U research might aid in treatment of hemophilia

Tim Sturrock

University researchers have found a way to stimulate the production of a clotting agent in blood cells that might someday help hemophiliacs produce the protein they need but don’t have.

Hemophiliacs are prone to excessive bleeding and joint problems because they lack the protein called factor VIII.

Robert Hebbel, a University Medical School researcher, said mice in the study that received genetically engineered human blood cells continued generating them in the spleen and marrow long after they were injected.

Blood: Journal of the American Society of Hematology published the study in mid-January.

Hebbel said the manipulated cells produced several hundred times more factor VIII than he expected.

While many other researchers are also experimenting with gene therapy, none have been successful in treating hemophilia.

Hemophilia is presently treatable reactively, but nothing addresses DNA, the disease’s cause.

Hebbel said his lab has produced levels of factor VIII exceeding those in human trials by other labs. However, he said, the other labs are working with humans and his lab is still working with animals.

His lab’s approach uses a non-viral method. Some gene therapy involves placing DNA into modified viruses, which are then inserted into the body. The viruses then attach themselves to cells and insert the DNA.

This poses a problem that Hebbel said his experiment avoided – sometimes patients have reactions to the virus.

His lab’s method uses chemicals to weaken the cell’s wall so researchers can “tease” the DNA in the cell before it enters the blood stream.

Sometimes with gene therapy, the cells silence the foreign DNA, either immediately or after only a few weeks, Hebbel said.

The mice Hebbel and his researchers used didn’t encounter that problem. They continued to produce high levels of factor VIII throughout the experiment, Hebbel said.

It might be luck, but it could also be the types of cells they are using, he said. His lab used endothelial cells, which don’t naturally produce suitable amounts of factor VIII.

He said he doesn’t know if the approach will work in humans, and it will be several years before human trials are conducted.

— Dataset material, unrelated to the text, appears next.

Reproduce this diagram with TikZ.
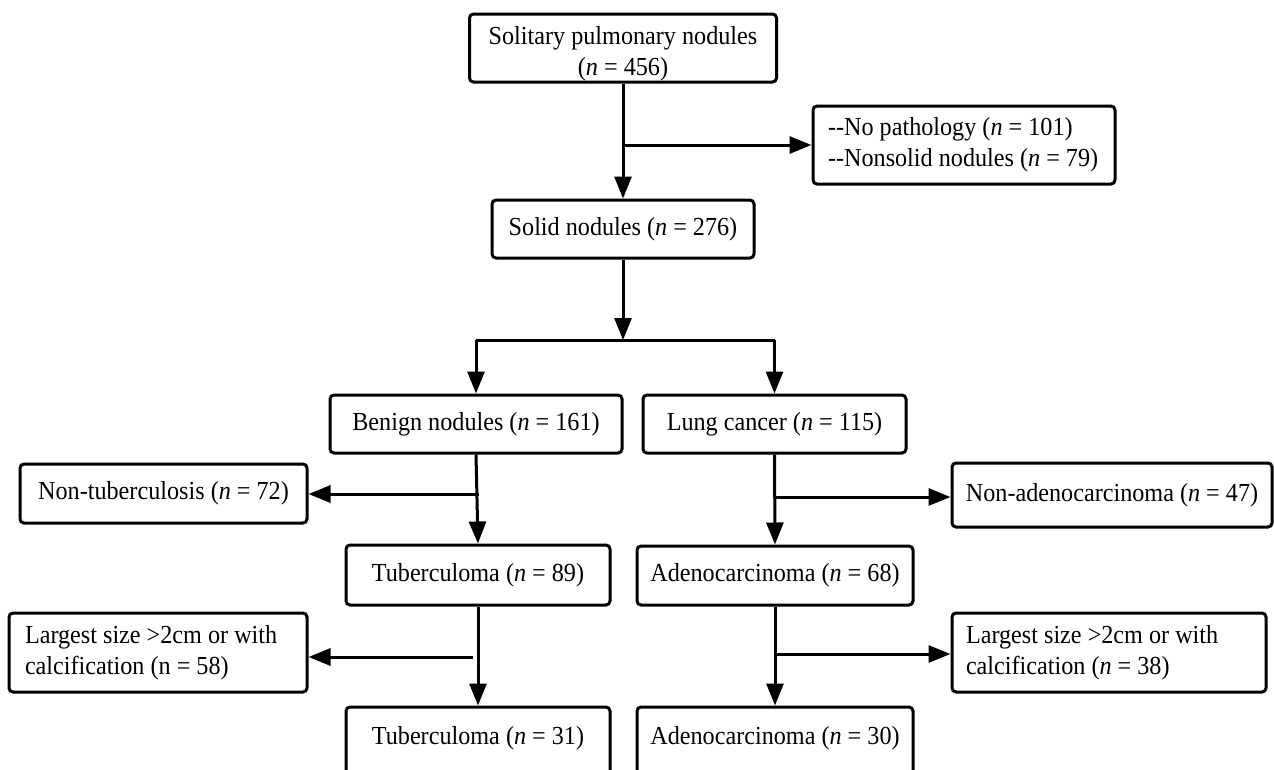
\documentclass[tikz,border=0pt]{standalone}
\usepackage{fontspec}
\setmainfont[FakeStretch=0.93]{Liberation Serif}
\usetikzlibrary{arrows.meta}
\begin{document}
\begin{tikzpicture}[x=1pt,y=-1pt,
  box/.style={draw=black,line width=3pt,rounded corners=4pt,fill=white,
    inner sep=0pt,align=center,font=\fontsize{26}{31}\selectfont},
  lbox/.style={box,align=flush left},
  conn/.style={line width=3pt},
  arr/.style={conn,-{Triangle[length=22pt,width=17pt]}}]
\useasboundingbox (0,0) rectangle (1274,769);
\clip (0,0) rectangle (1274,769);
\fill[white] (0,0) rectangle (1274,769);
% nodes
\node[box,minimum width=307pt,minimum height=68pt] (top) at (623,48)
  {\raisebox{-6pt}[\height][\depth]{\begin{tabular}{@{}c@{}}Solitary pulmonary nodules\\(\textit{n} = 456)\end{tabular}}};
\node[lbox,minimum width=302pt,minimum height=78pt,text width=272pt] (excl) at (964,145)
  {-{}-No pathology (\textit{n} = 101)\\-{}-Nonsolid nodules (\textit{n} = 79)};
\node[box,minimum width=262pt,minimum height=58pt] (solid) at (623,229)
  {Solid nodules (\textit{n} = 276)};
\node[box,minimum width=292pt,minimum height=58pt] (benign) at (476,424)
  {Benign nodules (\textit{n} = 161)};
\node[box,minimum width=263pt,minimum height=58pt] (lung) at (774.5,424)
  {Lung cancer (\textit{n} = 115)};
\node[box,minimum width=287pt,minimum height=59pt] (nontb) at (163.5,493.5)
  {Non-tuberculosis (\textit{n} = 72)};
\node[box,minimum width=264pt,minimum height=60pt] (tbA) at (478,575)
  {Tuberculoma (\textit{n} = 89)};
\node[lbox,minimum width=298pt,minimum height=79pt,text width=266pt] (lgL) at (158,652.5)
  {Largest size >2cm or with\\calcification (n = 58)};
\node[box,minimum width=264pt,minimum height=70pt] (tbB) at (478,742)
  {\raisebox{4pt}[\height][\depth]{Tuberculoma (\textit{n} = 31)}};
\node[box,minimum width=320pt,minimum height=64pt] (nonad) at (1112,495)
  {Non-adenocarcinoma (\textit{n} = 47)};
\node[box,minimum width=276pt,minimum height=59pt] (adA) at (775,575.5)
  {Adenocarcinoma (\textit{n} = 68)};
\node[lbox,minimum width=314pt,minimum height=79pt,text width=286pt] (lgR) at (1109,652.5)
  {Largest size >2cm or with\\calcification (\textit{n} = 38)};
\node[box,minimum width=276pt,minimum height=70pt] (adB) at (775,742)
  {\raisebox{4pt}[\height][\depth]{Adenocarcinoma (\textit{n} = 30)}};
% connectors
\coordinate (b1) at (623,145);
\draw[arr] (top.south) -- (solid.north);
\draw[arr] (b1) -- (excl.west);
\coordinate (s1) at (623,340);
\draw[arr] (solid.south) -- (s1);
\draw[conn] (benign.north |- s1) -- (lung.north |- s1);
\draw[arr] (benign.north |- s1) -- (benign.north);
\draw[arr] (lung.north |- s1) -- (lung.north);
% left column
\draw[arr] (benign.south) -- (tbA.north);
\coordinate (b2) at (479,494);
\draw[arr] (b2) -- (b2 -| nontb.east);
\draw[arr] (tbA.south) -- (tbB.north);
\coordinate (b3) at (473,657);
\draw[arr] (b3) -- (b3 -| lgL.east);
% right column
\draw[arr] (lung.south) -- (adA.north);
\coordinate (b4) at (776,497);
\draw[arr] (b4) -- (b4 -| nonad.west);
\draw[arr] (adA.south) -- (adB.north);
\coordinate (b5) at (777,654);
\draw[arr] (b5) -- (b5 -| lgR.west);
\end{tikzpicture}
\end{document}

“It’s one of these things where it’s a very exciting result, but we’re a long way from curing anybody with it,” he said.

His lab is now working with dog cells to determine the feasibility of canine trials with hemophiliac dogs, which could begin this year.

Katherine High, a University of Pennsylvania medical school professor, said while Hebbel’s research is still in earlier stages of development than the work of other researchers, it doesn’t preclude him from having a more successful treatment someday.

She said Hebbel’s approach is unique because of the type of cells his lab has modified and the fact that they are produced outside the body and injected into the bloodstream.

But she said plenty of questions must still be answered. For example, she said the factor VIII didn’t plateau in the study but instead continued to increase.

Hebbel said this happened with some mice, while others maintained a level amount of factor VIII. He said he hopes further research will reveal the reason.